Transcribe the listing exactly, leaving out every picture.

+--

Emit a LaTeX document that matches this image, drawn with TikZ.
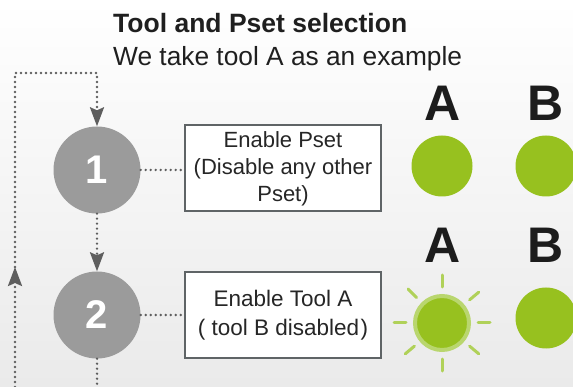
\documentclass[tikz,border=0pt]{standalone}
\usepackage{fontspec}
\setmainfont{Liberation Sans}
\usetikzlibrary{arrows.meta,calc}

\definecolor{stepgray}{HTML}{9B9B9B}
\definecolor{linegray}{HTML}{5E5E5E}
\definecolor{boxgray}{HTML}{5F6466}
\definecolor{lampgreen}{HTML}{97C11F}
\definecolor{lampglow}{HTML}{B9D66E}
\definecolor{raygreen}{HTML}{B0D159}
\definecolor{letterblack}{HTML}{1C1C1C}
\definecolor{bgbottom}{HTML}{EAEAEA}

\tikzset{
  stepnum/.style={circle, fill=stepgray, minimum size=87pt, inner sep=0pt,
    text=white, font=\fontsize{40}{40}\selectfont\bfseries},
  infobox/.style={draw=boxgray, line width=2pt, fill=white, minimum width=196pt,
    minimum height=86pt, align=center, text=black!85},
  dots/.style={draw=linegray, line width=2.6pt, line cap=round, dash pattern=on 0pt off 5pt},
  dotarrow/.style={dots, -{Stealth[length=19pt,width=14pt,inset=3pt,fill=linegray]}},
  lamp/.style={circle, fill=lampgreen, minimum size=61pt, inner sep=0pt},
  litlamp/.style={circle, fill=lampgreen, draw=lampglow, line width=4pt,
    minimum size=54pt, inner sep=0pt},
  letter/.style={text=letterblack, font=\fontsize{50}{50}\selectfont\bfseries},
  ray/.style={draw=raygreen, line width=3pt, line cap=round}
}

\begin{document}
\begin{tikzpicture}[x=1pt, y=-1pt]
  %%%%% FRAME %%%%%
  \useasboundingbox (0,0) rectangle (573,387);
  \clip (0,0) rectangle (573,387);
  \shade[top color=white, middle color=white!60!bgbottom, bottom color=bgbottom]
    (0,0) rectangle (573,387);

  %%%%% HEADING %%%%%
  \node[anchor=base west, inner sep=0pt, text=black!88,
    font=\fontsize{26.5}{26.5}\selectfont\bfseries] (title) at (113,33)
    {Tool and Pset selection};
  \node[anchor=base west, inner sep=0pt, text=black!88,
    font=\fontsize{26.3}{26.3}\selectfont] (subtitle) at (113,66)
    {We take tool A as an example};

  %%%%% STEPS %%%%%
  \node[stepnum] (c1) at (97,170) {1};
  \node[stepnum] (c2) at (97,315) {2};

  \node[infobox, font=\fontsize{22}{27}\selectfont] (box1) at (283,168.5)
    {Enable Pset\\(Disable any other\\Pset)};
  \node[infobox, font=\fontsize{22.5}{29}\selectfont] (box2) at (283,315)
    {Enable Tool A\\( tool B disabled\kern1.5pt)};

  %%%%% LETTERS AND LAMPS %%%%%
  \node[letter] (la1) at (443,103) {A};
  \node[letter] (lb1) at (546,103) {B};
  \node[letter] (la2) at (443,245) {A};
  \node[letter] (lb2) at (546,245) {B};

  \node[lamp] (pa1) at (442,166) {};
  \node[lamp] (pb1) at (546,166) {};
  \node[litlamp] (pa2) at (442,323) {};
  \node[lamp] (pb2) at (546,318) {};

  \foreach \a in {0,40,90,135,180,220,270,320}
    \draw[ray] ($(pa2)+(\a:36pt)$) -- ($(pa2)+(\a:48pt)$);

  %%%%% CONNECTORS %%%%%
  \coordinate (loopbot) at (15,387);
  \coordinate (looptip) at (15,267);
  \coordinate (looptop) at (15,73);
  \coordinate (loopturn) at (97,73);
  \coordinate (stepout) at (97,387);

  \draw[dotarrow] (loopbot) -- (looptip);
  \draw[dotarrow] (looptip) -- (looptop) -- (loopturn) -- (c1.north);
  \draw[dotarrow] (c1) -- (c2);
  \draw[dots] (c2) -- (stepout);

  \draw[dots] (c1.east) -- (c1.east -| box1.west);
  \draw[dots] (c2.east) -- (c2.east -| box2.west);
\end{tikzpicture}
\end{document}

+--

Expected answer:
Emit a LaTeX document that matches this image, drawn with TikZ.
\documentclass[tikz,border=0pt]{standalone}
\usepackage{fontspec}
\setmainfont{Liberation Sans}
\usetikzlibrary{arrows.meta,calc}

\definecolor{stepgray}{HTML}{9B9B9B}
\definecolor{linegray}{HTML}{5E5E5E}
\definecolor{boxgray}{HTML}{5F6466}
\definecolor{lampgreen}{HTML}{97C11F}
\definecolor{lampglow}{HTML}{B9D66E}
\definecolor{raygreen}{HTML}{B0D159}
\definecolor{letterblack}{HTML}{1C1C1C}
\definecolor{bgbottom}{HTML}{EAEAEA}

\tikzset{
  stepnum/.style={circle, fill=stepgray, minimum size=87pt, inner sep=0pt,
    text=white, font=\fontsize{40}{40}\selectfont\bfseries},
  infobox/.style={draw=boxgray, line width=2pt, fill=white, minimum width=196pt,
    minimum height=86pt, align=center, text=black!85},
  dots/.style={draw=linegray, line width=2.6pt, line cap=round, dash pattern=on 0pt off 5pt},
  dotarrow/.style={dots, -{Stealth[length=19pt,width=14pt,inset=3pt,fill=linegray]}},
  lamp/.style={circle, fill=lampgreen, minimum size=61pt, inner sep=0pt},
  litlamp/.style={circle, fill=lampgreen, draw=lampglow, line width=4pt,
    minimum size=54pt, inner sep=0pt},
  letter/.style={text=letterblack, font=\fontsize{50}{50}\selectfont\bfseries},
  ray/.style={draw=raygreen, line width=3pt, line cap=round}
}

\begin{document}
\begin{tikzpicture}[x=1pt, y=-1pt]
  %%%%% FRAME %%%%%
  \useasboundingbox (0,0) rectangle (573,387);
  \clip (0,0) rectangle (573,387);
  \shade[top color=white, middle color=white!60!bgbottom, bottom color=bgbottom]
    (0,0) rectangle (573,387);

  %%%%% HEADING %%%%%
  \node[anchor=base west, inner sep=0pt, text=black!88,
    font=\fontsize{26.5}{26.5}\selectfont\bfseries] (title) at (113,33)
    {Tool and Pset selection};
  \node[anchor=base west, inner sep=0pt, text=black!88,
    font=\fontsize{26.3}{26.3}\selectfont] (subtitle) at (113,66)
    {We take tool A as an example};

  %%%%% STEPS %%%%%
  \node[stepnum] (c1) at (97,170) {1};
  \node[stepnum] (c2) at (97,315) {2};

  \node[infobox, font=\fontsize{22}{27}\selectfont] (box1) at (283,168.5)
    {Enable Pset\\(Disable any other\\Pset)};
  \node[infobox, font=\fontsize{22.5}{29}\selectfont] (box2) at (283,315)
    {Enable Tool A\\( tool B disabled\kern1.5pt)};

  %%%%% LETTERS AND LAMPS %%%%%
  \node[letter] (la1) at (443,103) {A};
  \node[letter] (lb1) at (546,103) {B};
  \node[letter] (la2) at (443,245) {A};
  \node[letter] (lb2) at (546,245) {B};

  \node[lamp] (pa1) at (442,166) {};
  \node[lamp] (pb1) at (546,166) {};
  \node[litlamp] (pa2) at (442,323) {};
  \node[lamp] (pb2) at (546,318) {};

  \foreach \a in {0,40,90,135,180,220,270,320}
    \draw[ray] ($(pa2)+(\a:36pt)$) -- ($(pa2)+(\a:48pt)$);

  %%%%% CONNECTORS %%%%%
  \coordinate (loopbot) at (15,387);
  \coordinate (looptip) at (15,267);
  \coordinate (looptop) at (15,73);
  \coordinate (loopturn) at (97,73);
  \coordinate (stepout) at (97,387);

  \draw[dotarrow] (loopbot) -- (looptip);
  \draw[dotarrow] (looptip) -- (looptop) -- (loopturn) -- (c1.north);
  \draw[dotarrow] (c1) -- (c2);
  \draw[dots] (c2) -- (stepout);

  \draw[dots] (c1.east) -- (c1.east -| box1.west);
  \draw[dots] (c2.east) -- (c2.east -| box2.west);
\end{tikzpicture}
\end{document}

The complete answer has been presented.